02: Cross-Attention Model

See python/model.py for complete implementation.

# python/model.py (simplified)

import torch
import torch.nn as nn
import torch.nn.functional as F
import math

class CrossAttentionMultiAsset(nn.Module):
    """
    Cross-Attention model for multi-asset prediction.

    Features:
    - Temporal self-attention within each asset
    - Cross-asset attention between all pairs
    - Multi-head attention for diverse relationships
    - Flexible output: regression, classification, or portfolio weights
    """

    def __init__(
        self,
        n_assets: int,
        n_features: int,
        d_model: int = 64,
        n_heads: int = 4,
        n_layers: int = 2,
        dropout: float = 0.1,
        output_type: str = 'regression'
    ):
        super().__init__()
        self.n_assets = n_assets
        self.output_type = output_type

        # Embedding
        self.input_proj = nn.Linear(n_features, d_model)
        self.pos_encoding = PositionalEncoding(d_model, dropout)

        # Encoder layers
        self.layers = nn.ModuleList([
            CrossAttentionLayer(d_model, n_heads, dropout)
            for _ in range(n_layers)
        ])

        # Output head
        if output_type == 'regression':
            self.output_head = nn.Linear(d_model, 1)
        elif output_type == 'classification':
            self.output_head = nn.Linear(d_model, 3)  # Down, Neutral, Up
        elif output_type == 'portfolio':
            self.output_head = nn.Linear(d_model, 1)
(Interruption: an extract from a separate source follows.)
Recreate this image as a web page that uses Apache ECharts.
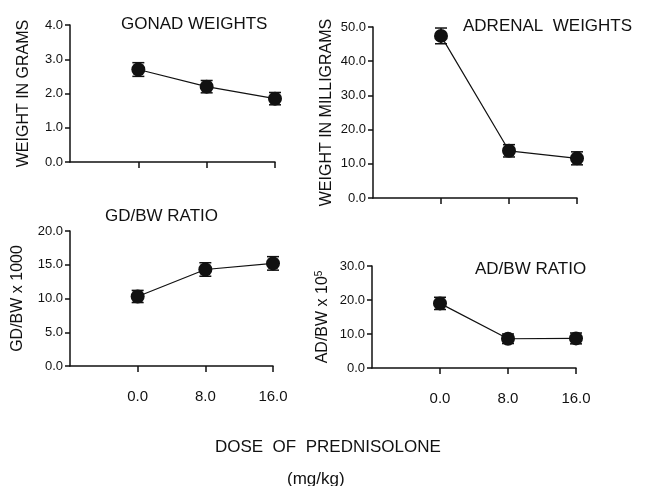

    def forward(self, x, return_attention=False):
        """
        Args:
            x: [batch, n_assets, seq_len, n_features]

        Returns:
            predictions: [batch, n_assets] or [batch, n_assets, n_classes]
            attention: Optional attention weights
        """
        batch, n_assets, seq_len, n_features = x.shape

        # Embed each asset
        x = self.input_proj(x)  # [batch, n_assets, seq_len, d_model]

        # Add positional encoding
        for a in range(n_assets):
            x[:, a] = self.pos_encoding(x[:, a])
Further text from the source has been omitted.